(Records with drawing code)
________________________________________

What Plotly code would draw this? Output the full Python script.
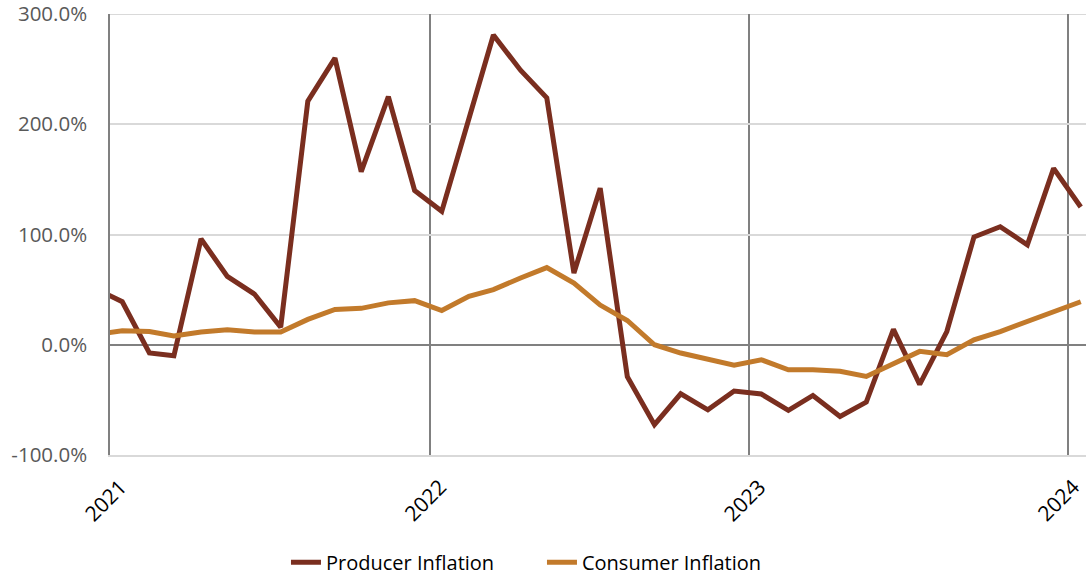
import plotly.graph_objects as go

# Monthly observations, plotted at mid-month (Dec 2020 - Jan 2024)
months = [
    "2020-12-15",
    "2021-01-15", "2021-02-15", "2021-03-15", "2021-04-15", "2021-05-15", "2021-06-15",
    "2021-07-15", "2021-08-15", "2021-09-15", "2021-10-15", "2021-11-15", "2021-12-15",
    "2022-01-15", "2022-02-15", "2022-03-15", "2022-04-15", "2022-05-15", "2022-06-15",
    "2022-07-15", "2022-08-15", "2022-09-15", "2022-10-15", "2022-11-15", "2022-12-15",
    "2023-01-15", "2023-02-15", "2023-03-15", "2023-04-15", "2023-05-15", "2023-06-15",
    "2023-07-15", "2023-08-15", "2023-09-15", "2023-10-15", "2023-11-15", "2023-12-15",
    "2024-01-15",
]

# Year-over-year change, in percent
producer_inflation = [
    51,
    39, -7.5, -10, 96, 62, 46, 16, 221, 260, 157, 225, 140,
    121, 205, 281, 249, 224, 65, 142, -29, -72.5, -44.5, -59, -42,
    -44.7, -59.5, -46, -65, -52, 14, -36, 12, 97.7, 107, 90.7, 160,
    125,
]
consumer_inflation = [
    9.3,
    12.7, 12, 8, 11.5, 13.6, 11.5, 11.5, 23, 32, 33, 38, 40,
    31, 44, 50, 60.5, 70, 56, 36, 22, 0, -7.5, -13.6, -18.5,
    -13.6, -22.7, -22.7, -24, -28.7, -16.6, -6, -9, 4.5, 12, 21, 29,
    39,
]

year_ticks = ["2021-01-01", "2022-01-01", "2023-01-01", "2024-01-01"]
year_labels = ["2021", "2022", "2023", "2024"]
year_label_shift = [25, 25, 25, 19]
y_ticks = [-100, 0, 100, 200, 300]
y_labels = ["-100.0%", "0.0%", "100.0%", "200.0%", "300.0%"]

PRODUCER_COLOR = "#7A2E1F"
CONSUMER_COLOR = "#C27A2B"
FONT = "Open Sans"

fig = go.Figure()
fig.add_trace(go.Scatter(
    x=months, y=producer_inflation, mode="lines", name="Producer Inflation",
    line=dict(color=PRODUCER_COLOR, width=5),
))
fig.add_trace(go.Scatter(
    x=months, y=consumer_inflation, mode="lines", name="Consumer Inflation",
    line=dict(color=CONSUMER_COLOR, width=5),
))

# Year labels, slanted and hanging just right of each year gridline
for tick, label, shift in zip(year_ticks, year_labels, year_label_shift):
    fig.add_annotation(
        x=tick, y=0, xref="x", yref="paper",
        text=label, showarrow=False, textangle=-45,
        xanchor="right", yanchor="top", xshift=shift, yshift=-15,
        font=dict(family=FONT, size=21, color="black"),
    )

# Top gridline along the upper edge of the plotting area
fig.add_shape(
    type="line", xref="paper", yref="y", x0=0, x1=1, y0=y_ticks[-1], y1=y_ticks[-1],
    line=dict(color="#D9D9D9", width=2), layer="below",
)

fig.update_layout(
    width=1086, height=577,
    margin=dict(l=110, r=0, t=14, b=122, autoexpand=False),
    paper_bgcolor="white", plot_bgcolor="white",
    font=dict(family=FONT, size=20.5, color="#595959"),
    showlegend=True,
    legend=dict(
        orientation="h", x=0.1803, xanchor="left", y=-0.243, yanchor="middle",
        font=dict(family=FONT, size=20, color="black"),
        entrywidth=211, entrywidthmode="pixels", tracegroupgap=0,
    ),
    xaxis=dict(
        type="date",
        range=["2021-01-01", "2024-01-21"],
        tickmode="array", tickvals=year_ticks, showticklabels=False,
        showgrid=True, gridcolor="#808080", gridwidth=1.5,
        showline=True, linecolor="#D9D9D9", linewidth=2,
        ticks="", zeroline=False,
    ),
    yaxis=dict(
        range=[-100, 300.01],
        tickmode="array", tickvals=y_ticks, ticktext=y_labels,
        showgrid=True, gridcolor="#D9D9D9", gridwidth=2,
        zeroline=True, zerolinecolor="#808080", zerolinewidth=1.5,
        showline=True, linecolor="#808080", linewidth=1.5,
        ticks="", ticklabelstandoff=17, ticklabeloverflow="allow",
    ),
)

fig.write_html("out.html")
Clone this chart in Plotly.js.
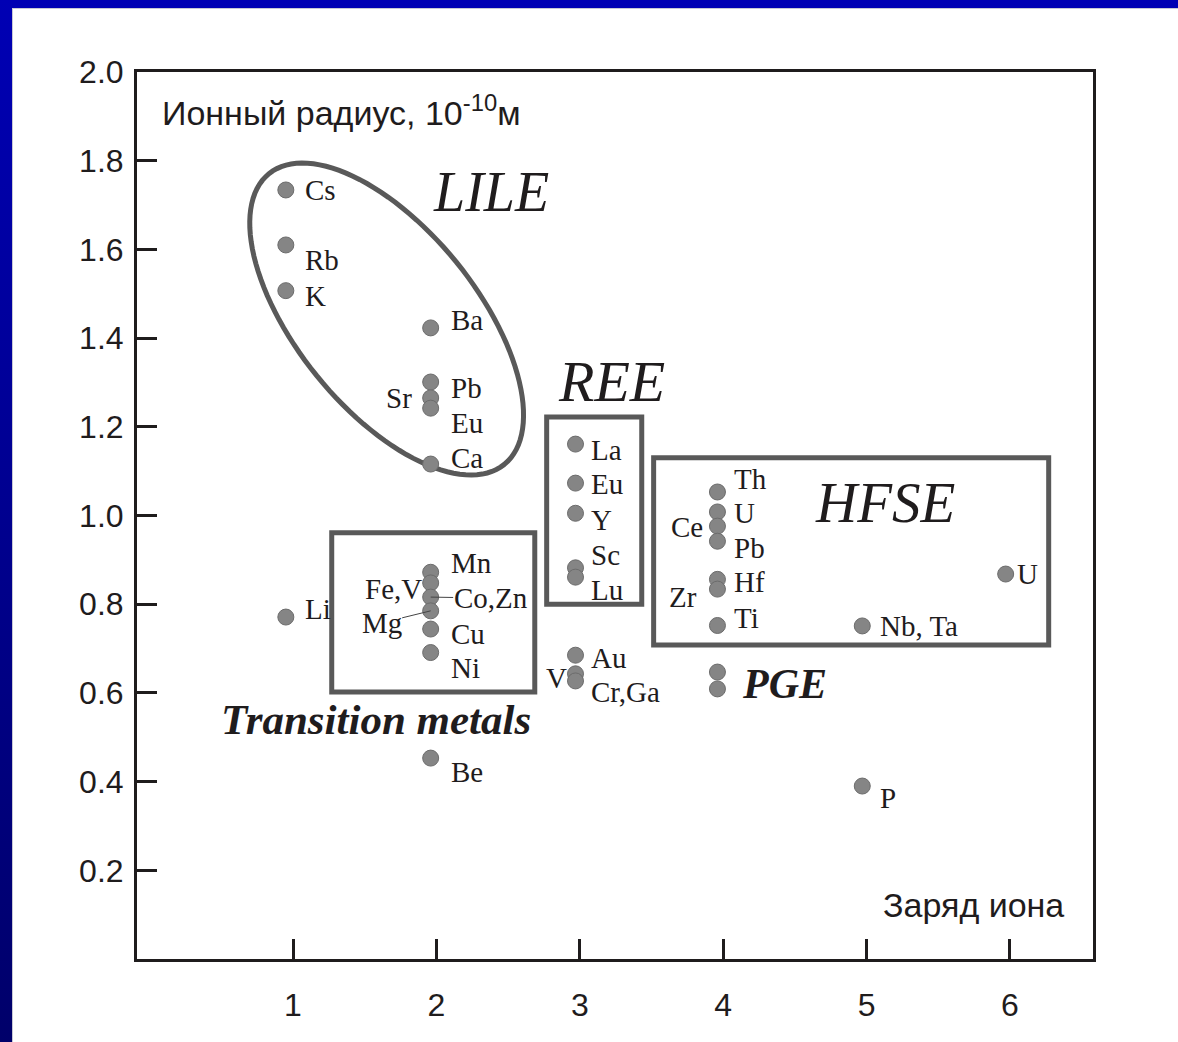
<!DOCTYPE html>
<html>
<head>
<meta charset="utf-8">
<script src="https://cdn.plot.ly/plotly-3.0.1.min.js"></script>
<style>
  html, body { margin: 0; padding: 0; width: 1178px; height: 1042px; overflow: hidden;
    background: linear-gradient(to bottom, #0000b4, #00006a); }
  #panel { position: absolute; left: 12px; top: 8px; right: 0; bottom: 0; background: #ffffff;
    border-left: 1px solid #c8c8d4; border-top: 1px solid #c8c8d4; }
  #chart { position: absolute; left: 0; top: 0; width: 1178px; height: 1042px; }
</style>
</head>
<body>
<div id="panel"></div>
<div id="chart"></div>
<script>
// Ionic radius (10^-10 m) against ionic charge for trace elements
const elements = ['Cs', 'Rb', 'K', 'Li', 'Ba', 'Pb', 'Sr', 'Eu', 'Ca', 'Mn', 'Fe,V', 'Co,Zn', 'Mg', 'Cu', 'Ni', 'Be',
  'La', 'Eu', 'Y', 'Sc', 'Lu', 'Au', 'V', 'Cr,Ga', 'Th', 'U', 'Ce', 'Pb', 'Hf', 'Zr', 'Ti', 'PGE', 'PGE',
  'Nb, Ta', 'U', 'P'];
const ionCharge = [0.95, 0.95, 0.95, 0.95, 1.96, 1.96, 1.96, 1.96, 1.96, 1.96, 1.96, 1.96, 1.96, 1.96, 1.96, 1.96,
  2.97, 2.97, 2.97, 2.97, 2.97, 2.97, 2.97, 2.97, 3.96, 3.96, 3.96, 3.96, 3.96, 3.96, 3.96, 3.96, 3.96,
  4.97, 5.97, 4.97];
const ionRadius = [1.734, 1.610, 1.507, 0.771, 1.423, 1.301, 1.265, 1.242, 1.116, 0.872, 0.848, 0.816, 0.785, 0.744, 0.691, 0.453,
  1.161, 1.073, 1.005, 0.882, 0.861, 0.685, 0.643, 0.627, 1.053, 1.008, 0.976, 0.942, 0.856, 0.834, 0.752, 0.647, 0.609,
  0.751, 0.868, 0.390];

const xTickVals = [1, 2, 3, 4, 5, 6];
const yTickVals = [0.2, 0.4, 0.6, 0.8, 1.0, 1.2, 1.4, 1.6, 1.8, 2.0];
const yTickText = ['0.2', '0.4', '0.6', '0.8', '1.0', '1.2', '1.4', '1.6', '1.8', '2.0'];

// Group outlines and group names
const groupBoxes = [
  { name: 'Transition metals', x0: 1.270, x1: 2.686, y0: 0.602, y1: 0.961 },
  { name: 'REE', x0: 2.769, x1: 3.432, y0: 0.800, y1: 1.222 },
  { name: 'HFSE', x0: 3.515, x1: 6.270, y0: 0.708, y1: 1.130 }
];

// ---- layout geometry ----
const W = 1178, H = 1042;
const margin = { l: 137, r: 85, t: 72, b: 83 };
const xRange = [-0.088, 6.579];
const yRange = [0, 2.0];
const xScale = (W - margin.l - margin.r) / (xRange[1] - xRange[0]);
const yScale = (H - margin.t - margin.b) / (yRange[1] - yRange[0]);

// label placement per point: [anchor, xshift, yshift] or leader ['lead', ax, ay]
const labelPlacement = [
  ['left', 18, 0], ['left', 18, -15], ['left', 18, -5], ['left', 18, 8],
  ['left', 19, 8], ['left', 19, -6], ['right', -18, 0], ['left', 19, -15], ['left', 19, 6],
  ['left', 19, 9], ['right', -8, -6], ['lead', 60, 1], ['lead', -49, 12], ['left', 19, -5], ['left', 19, -15], ['left', 19, -14],
  ['left', 14, -6], ['left', 14, -1], ['left', 14, -7], ['left', 14, 13], ['left', 14, -13], ['left', 14, -3],
  ['right', -8, -4], ['left', 14, -11],
  ['left', 16, 13], ['left', 16, -1], ['right', -13, -1], ['left', 16, -7], ['left', 16, -3], ['right', -19, -8], ['left', 16, 7],
  null, null,
  ['left', 17, 0], ['left', 10, 0], ['left', 17, -12]
];

const serif = 'Liberation Serif, Times New Roman, serif';
const sans = 'Liberation Sans, Arial, sans-serif';
const ink = '#1f1c1d';
const outline = '#595959';
const labelSize = 29;

const annotations = [];
elements.forEach((el, i) => {
  const p = labelPlacement[i];
  if (!p) return;
  if (p[0] === 'lead') {
    annotations.push({
      x: ionCharge[i], y: ionRadius[i], xref: 'x', yref: 'y', text: el,
      showarrow: true, arrowhead: 0, arrowwidth: 1, arrowcolor: '#444', standoff: 0,
      ax: p[1], ay: p[2], font: { family: serif, size: labelSize, color: ink }, borderpad: 0
    });
  } else {
    annotations.push({
      x: ionCharge[i], y: ionRadius[i], xref: 'x', yref: 'y', text: el, showarrow: false,
      xanchor: p[0], yanchor: 'middle', xshift: p[1], yshift: p[2],
      font: { family: serif, size: labelSize, color: ink }, borderpad: 0
    });
  }
});

// group names
annotations.push(
  { x: 2.379, y: 1.729, xref: 'x', yref: 'y', text: '<i>LILE</i>', showarrow: false,
    font: { family: serif, size: 56, color: ink } },
  { x: 3.222, y: 1.303, xref: 'x', yref: 'y', text: '<i>REE</i>', showarrow: false,
    font: { family: serif, size: 58, color: ink } },
  { x: 5.126, y: 1.030, xref: 'x', yref: 'y', text: '<i>HFSE</i>', showarrow: false,
    font: { family: serif, size: 57, color: ink } },
  { x: 4.115, y: 0.620, xref: 'x', yref: 'y', text: '<b><i>PGE</i></b>', showarrow: false, xanchor: 'left',
    font: { family: serif, size: 42, color: ink } },
  { x: 1.577, y: 0.541, xref: 'x', yref: 'y', text: '<b><i>Transition metals</i></b>', showarrow: false,
    font: { family: serif, size: 43, color: ink } },
  // axis captions inside the frame
  { x: 0.024, y: 0.957, xref: 'paper', yref: 'paper', xanchor: 'left', yanchor: 'middle', showarrow: false,
    text: 'Ионный радиус, 10<sup>-10</sup>м', font: { family: sans, size: 34, color: ink } },
  { x: 0.972, y: 0.061, xref: 'paper', yref: 'paper', xanchor: 'right', yanchor: 'middle', showarrow: false,
    text: 'Заряд иона', font: { family: sans, size: 34, color: ink } }
);

// rotated ellipse around the LILE group (semi-axes in screen pixels)
const lileEllipse = { cx: 1.653, cy: 1.443, a: 187, b: 90, angleDeg: 51 };
function ellipsePath(e) {
  const th = e.angleDeg * Math.PI / 180, n = 120;
  let d = '';
  for (let k = 0; k <= n; k++) {
    const t = 2 * Math.PI * k / n;
    const dx = e.a * Math.cos(t) * Math.cos(th) - e.b * Math.sin(t) * Math.sin(th);
    const dy = e.a * Math.cos(t) * Math.sin(th) + e.b * Math.sin(t) * Math.cos(th);
    const x = e.cx + dx / xScale, y = e.cy - dy / yScale;
    d += (k === 0 ? 'M' : 'L') + x.toFixed(4) + ',' + y.toFixed(4);
  }
  return d + 'Z';
}

const shapes = groupBoxes.map(b => ({
  type: 'rect', xref: 'x', yref: 'y', x0: b.x0, x1: b.x1, y0: b.y0, y1: b.y1,
  line: { color: outline, width: 5 }, layer: 'below'
}));
shapes.push({ type: 'path', xref: 'x', yref: 'y', path: ellipsePath(lileEllipse),
  line: { color: outline, width: 5 }, layer: 'below' });

const trace = {
  type: 'scatter', mode: 'markers', x: ionCharge, y: ionRadius, text: elements,
  marker: { size: 16, color: '#858585', line: { color: '#6c6c6c', width: 1 } },
  hoverinfo: 'text', cliponaxis: false
};

const axisCommon = {
  ticks: 'inside', ticklen: 20, tickwidth: 3, tickcolor: ink,
  showline: true, linewidth: 3, linecolor: ink, mirror: true,
  showgrid: false, zeroline: false,
  tickfont: { family: sans, size: 32, color: ink }
};

const layout = {
  width: W, height: H, margin: margin,
  paper_bgcolor: 'rgba(0,0,0,0)', plot_bgcolor: 'rgba(0,0,0,0)',
  showlegend: false,
  xaxis: Object.assign({}, axisCommon, { range: xRange, tickvals: xTickVals, ticklabelstandoff: 16 }),
  yaxis: Object.assign({}, axisCommon, { range: yRange, tickvals: yTickVals, ticktext: yTickText, ticklabelstandoff: 4 }),
  shapes: shapes,
  annotations: annotations
};

Plotly.newPlot('chart', [trace], layout, { displayModeBar: false, staticPlot: true });
</script>
</body>
</html>
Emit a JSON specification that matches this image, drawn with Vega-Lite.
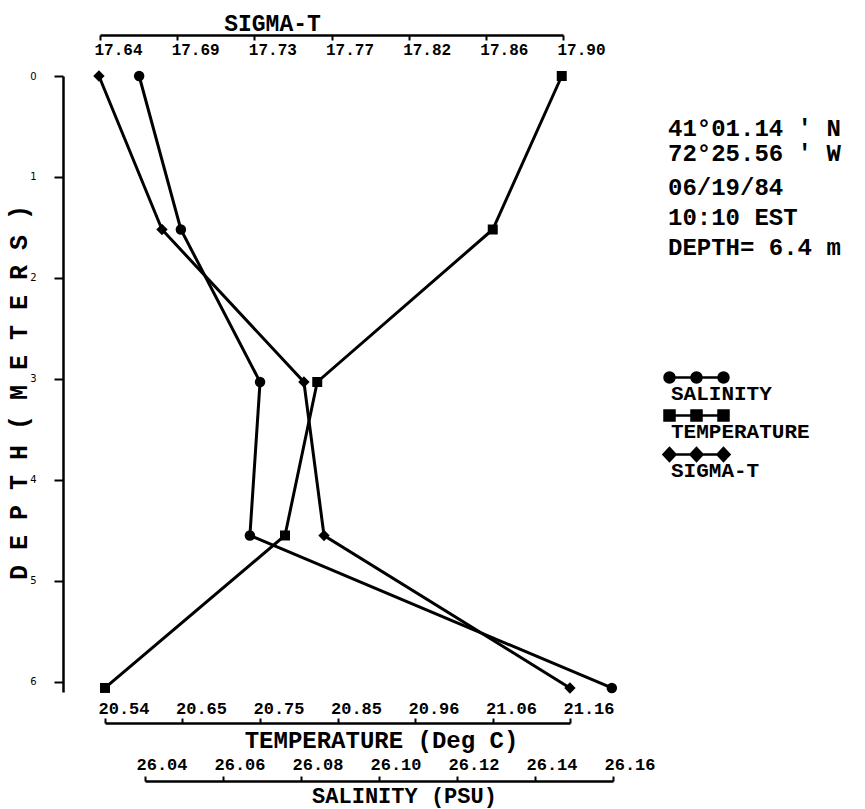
{
  "$schema": "https://vega.github.io/schema/vega-lite/v6.json",
  "width": 802,
  "height": 688,
  "autosize": {"type": "none"},
  "padding": {"left": 63, "top": 35, "right": 0, "bottom": 86},
  "background": "white",
  "config": {
    "view": {"stroke": null},
    "font": "Liberation Mono",
    "axis": {
      "grid": false,
      "domainColor": "black",
      "tickColor": "black",
      "labelColor": "black",
      "titleColor": "black",
      "domainWidth": 2.5,
      "tickWidth": 2,
      "labelFont": "Liberation Mono",
      "labelFontWeight": "bold",
      "titleFont": "Liberation Mono",
      "titleFontWeight": "bold",
      "labelFlush": false,
      "labelOverlap": false
    }
  },
  "title": {
    "text": ["41°01.14 ′ N", "72°25.56 ′ W"],
    "subtitle": ["06/19/84", "10:10 EST", "DEPTH= 6.4 m"],
    "orient": "top",
    "anchor": "start",
    "frame": "group",
    "offset": -248,
    "dx": 605,
    "fontSize": 24,
    "fontWeight": "bold",
    "lineHeight": 25,
    "font": "Liberation Mono",
    "color": "black",
    "subtitleFont": "Liberation Mono",
    "subtitleFontSize": 24,
    "subtitleFontWeight": "bold",
    "subtitleColor": "black",
    "subtitleLineHeight": 30,
    "subtitlePadding": 10
  },
  "data": {
    "values": [
      {"series": "SALINITY", "depth": 0, "value": 26.0385},
      {"series": "SALINITY", "depth": 1.52, "value": 26.0492},
      {"series": "SALINITY", "depth": 3.03, "value": 26.0695},
      {"series": "SALINITY", "depth": 4.55, "value": 26.0669},
      {"series": "SALINITY", "depth": 6.06, "value": 26.1597},
      {"series": "TEMPERATURE", "depth": 0, "value": 21.149},
      {"series": "TEMPERATURE", "depth": 1.52, "value": 21.057},
      {"series": "TEMPERATURE", "depth": 3.03, "value": 20.823},
      {"series": "TEMPERATURE", "depth": 4.55, "value": 20.78},
      {"series": "TEMPERATURE", "depth": 6.06, "value": 20.54},
      {"series": "SIGMA-T", "depth": 0, "value": 17.6394},
      {"series": "SIGMA-T", "depth": 1.52, "value": 17.6748},
      {"series": "SIGMA-T", "depth": 3.03, "value": 17.7545},
      {"series": "SIGMA-T", "depth": 4.55, "value": 17.7658},
      {"series": "SIGMA-T", "depth": 6.06, "value": 17.9039}
    ]
  },
  "encoding": {
    "y": {
      "field": "depth",
      "type": "quantitative",
      "scale": {"domain": [0, 6.1], "range": [41, 657], "nice": false, "zero": false},
      "axis": {
        "values": [0, 1, 2, 3, 4, 5, 6],
        "title": "D E P T H   ( M E T E R S )",
        "titleFontSize": 25,
        "titleX": -45,
        "titleY": 357,
        "titleAngle": -90,
        "titleAlign": "center",
        "titleBaseline": "middle",
        "labelFont": "DejaVu Sans",
        "labelFontWeight": "normal",
        "labelFontSize": 10,
        "labelPadding": 18,
        "tickSize": 9
      }
    }
  },
  "layer": [
    {
      "transform": [{"filter": "datum.series === 'SIGMA-T'"}],
      "encoding": {
        "x": {
          "field": "value",
          "type": "quantitative",
          "scale": {"domain": [17.64, 17.90], "range": [37, 500], "nice": false, "zero": false},
          "axis": {
            "orient": "top",
            "values": [17.64, 17.683333, 17.726667, 17.77, 17.813333, 17.856667, 17.90],
            "labelExpr": "['17.64','17.69','17.73','17.77','17.82','17.86','17.90'][round((datum.value-17.64)/0.0433333)]",
            "tickSize": -5,
            "labelPadding": -9,
            "labelBaseline": "middle",
            "labelAlign": "left",
            "labelOffset": -6,
            "labelFontSize": 16,
            "title": "SIGMA-T",
            "titleFontSize": 23,
            "titleX": 209,
            "titleY": -12,
            "titleAlign": "center",
            "titleBaseline": "middle"
          }
        }
      },
      "layer": [
        {
          "mark": {"type": "line", "strokeWidth": 3},
          "encoding": {
            "order": {"field": "depth"},
            "color": {
              "field": "series",
              "type": "nominal",
              "scale": {"domain": ["SALINITY", "TEMPERATURE", "SIGMA-T"], "range": ["black", "black", "black"]},
              "legend": {
                "title": null,
                "orient": "none",
                "legendX": 605,
                "legendY": 347,
                "direction": "vertical",
                "labelFont": "Liberation Mono",
                "labelFontSize": 21,
                "labelFontWeight": "bold",
                "labelColor": "black",
                "symbolSize": 400,
                "labelOffset": -20,
                "rowPadding": 1,
                "symbolStrokeWidth": 2.5,
                "symbolStrokeColor": "black",
                "symbolFillColor": "black",
                "symbolType": {"expr": "datum.value === 'SALINITY' ? 'M-1,-1.6L4.4,-1.6M-1.5,-1.6a0.5,0.5 0 1,0 1,0a0.5,0.5 0 1,0 -1,0ZM1.2,-1.6a0.5,0.5 0 1,0 1,0a0.5,0.5 0 1,0 -1,0ZM3.9,-1.6a0.5,0.5 0 1,0 1,0a0.5,0.5 0 1,0 -1,0Z' : datum.value === 'TEMPERATURE' ? 'M-1,-1.6L4.4,-1.6M-1.5,-2.1h1v1h-1ZM1.2,-2.1h1v1h-1ZM3.9,-2.1h1v1h-1Z' : 'M-1,-1.6L4.4,-1.6M-1,-2.25l0.6,0.65l-0.6,0.65l-0.6,-0.65ZM1.7,-2.25l0.6,0.65l-0.6,0.65l-0.6,-0.65ZM4.4,-2.25l0.6,0.65l-0.6,0.65l-0.6,-0.65Z'"}
              }
            }
          }
        },
        {"mark": {"type": "point", "shape": "diamond", "filled": true, "color": "black", "size": 130, "opacity": 1}}
      ]
    },
    {
      "transform": [{"filter": "datum.series === 'TEMPERATURE'"}],
      "encoding": {
        "x": {
          "field": "value",
          "type": "quantitative",
          "scale": {"domain": [20.54, 21.16], "range": [42, 507], "nice": false, "zero": false},
          "axis": {
            "orient": "bottom",
            "values": [20.54, 20.643333, 20.746667, 20.85, 20.953333, 21.056667, 21.16],
            "labelExpr": "['20.54','20.65','20.75','20.85','20.96','21.06','21.16'][round((datum.value-20.54)/0.1033333)]",
            "tickSize": -5,
            "labelPadding": -10,
            "labelBaseline": "middle",
            "labelAlign": "left",
            "labelOffset": -7,
            "labelFontSize": 17,
            "title": "TEMPERATURE (Deg C)",
            "titleFontSize": 24,
            "titleX": 318,
            "titleY": 17,
            "titleAlign": "center",
            "titleBaseline": "middle"
          }
        }
      },
      "layer": [
        {
          "mark": {"type": "line", "strokeWidth": 3},
          "encoding": {
            "order": {"field": "depth"},
            "color": {"field": "series", "type": "nominal"}
          }
        },
        {"mark": {"type": "point", "shape": "square", "filled": true, "color": "black", "size": 100, "opacity": 1}}
      ]
    },
    {
      "transform": [{"filter": "datum.series === 'SALINITY'"}],
      "encoding": {
        "x": {
          "field": "value",
          "type": "quantitative",
          "scale": {"domain": [26.04, 26.16], "range": [82, 550], "nice": false, "zero": false},
          "axis": {
            "orient": "bottom",
            "offset": 58,
            "values": [26.04, 26.06, 26.08, 26.10, 26.12, 26.14, 26.16],
            "format": ".2f",
            "tickSize": -5,
            "labelPadding": -12,
            "labelBaseline": "middle",
            "labelAlign": "left",
            "labelOffset": -9,
            "labelFontSize": 17,
            "title": "SALINITY (PSU)",
            "titleFontSize": 22,
            "titleX": 341,
            "titleY": 14,
            "titleAlign": "center",
            "titleBaseline": "middle"
          }
        }
      },
      "layer": [
        {
          "mark": {"type": "line", "strokeWidth": 3},
          "encoding": {
            "order": {"field": "depth"},
            "color": {"field": "series", "type": "nominal"}
          }
        },
        {"mark": {"type": "point", "shape": "circle", "filled": true, "color": "black", "size": 110, "opacity": 1}}
      ]
    }
  ],
  "resolve": {"scale": {"x": "independent"}}
}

________________________________________

**BRIEF**
Repeat the listing above up to and including the line with "import plotly.graph_objects as go", starting from its first line. Drop any pictures.

**THE SOLUTION**
What Plotly code would draw this? Output the full Python script.
import plotly.graph_objects as go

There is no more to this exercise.